Week 8: Trend and Seasonality
- Trend
- Often linear or approximated by linearity, trend is the general movement of the time series, either increasing or decreasing.
- Seasonality
- Time series data always fluctuates, but seasonal fluctuations are regular patterns of fluctuation that vary according to the relevant time period, such as four quarters over the year.
- Decomposition
- To decompose the time series is to isolate the trend and seasonal components from the random error fluctuations. The components can influence the data values with either an additive or a multiplicative relationship.
- Forecast
- Many forecasting techniques exist for a time series with trend and seasonality. One basic technique is to de-seasonalize the data, run the linear regression, project into the future, then add the seasonality back. The
tslm() function from the forecast package automates this procedure. The alternative is to manually deseasonalize the data, run the regression analysis, then manually add back in the seasonality. The tslm() function eliminates the need for this extra work.

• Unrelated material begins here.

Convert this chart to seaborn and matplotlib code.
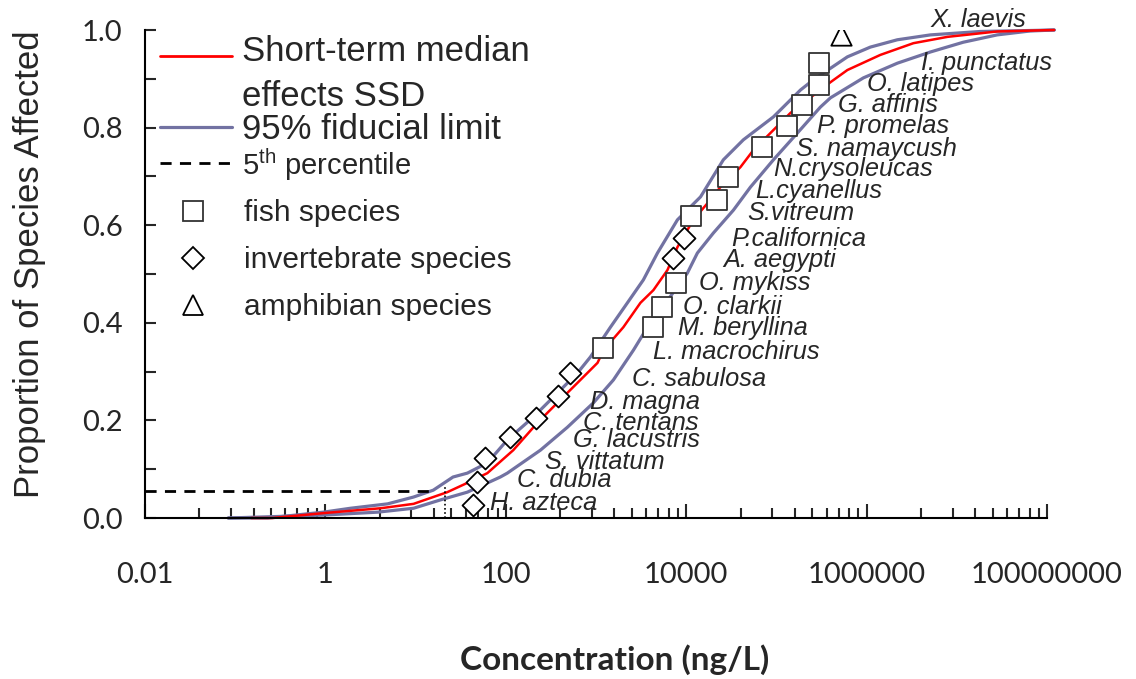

Week 9: Exponential Smoothing
- Self Adjustment
- An exponential smoothing forecast self-adjusts according to the error in the current forecast. The amount of self-adjustment follows from the smoothing parameter alpha. A forecasting method based only on the smoothing parameter is simple exponential smoothing, ses, which only yields a flat forecast.

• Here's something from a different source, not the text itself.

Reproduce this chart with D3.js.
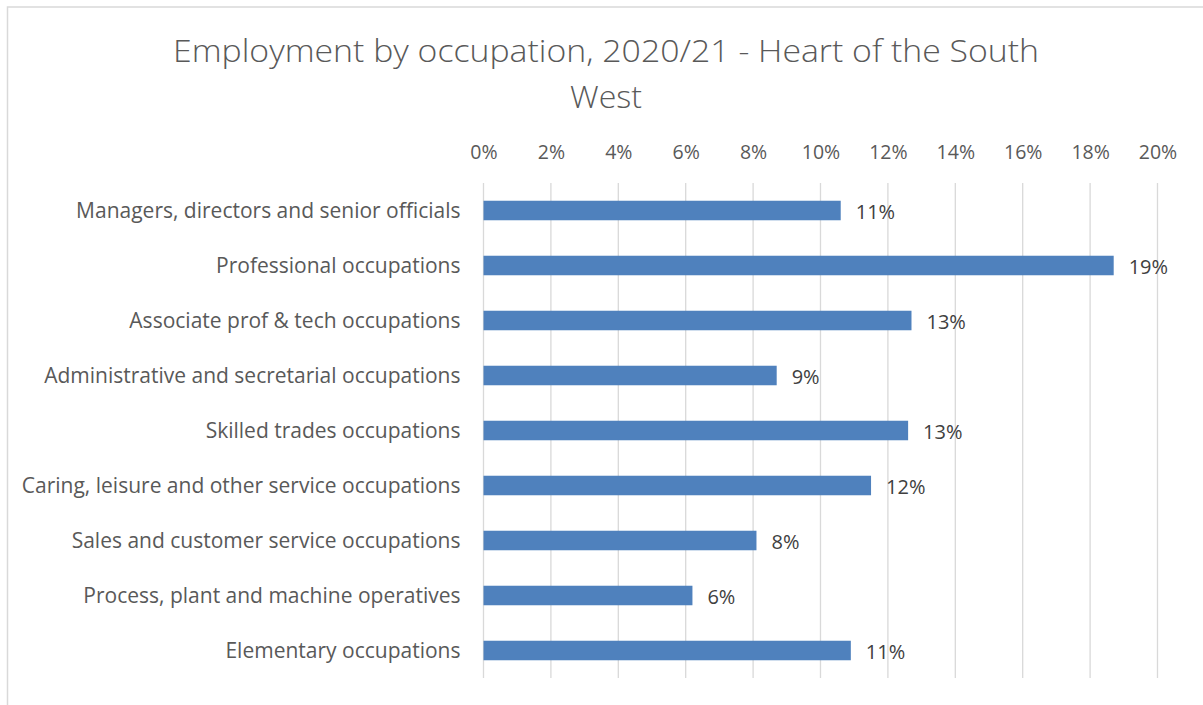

- Exponential Decay of Past Times
- The basic definition of the exponential smoothing model implies that the impact of past time periods is less than the impact of more recent time periods. The decrease in the weights is exponential. The larger the smoothing parameter, the faster the decay.
- Holt's Adaptation
- The ses forecasting method does not account for trend or seasonality. Holt's adaption adds a second smoothing parameter, beta, that accounts for linear trend.
- Holt-Winters Adaption
- To use exponential smoothing to forecast a time series with trend and seasonality, apply the Holt-Winters adaptation, which adds a third smoothing parameter.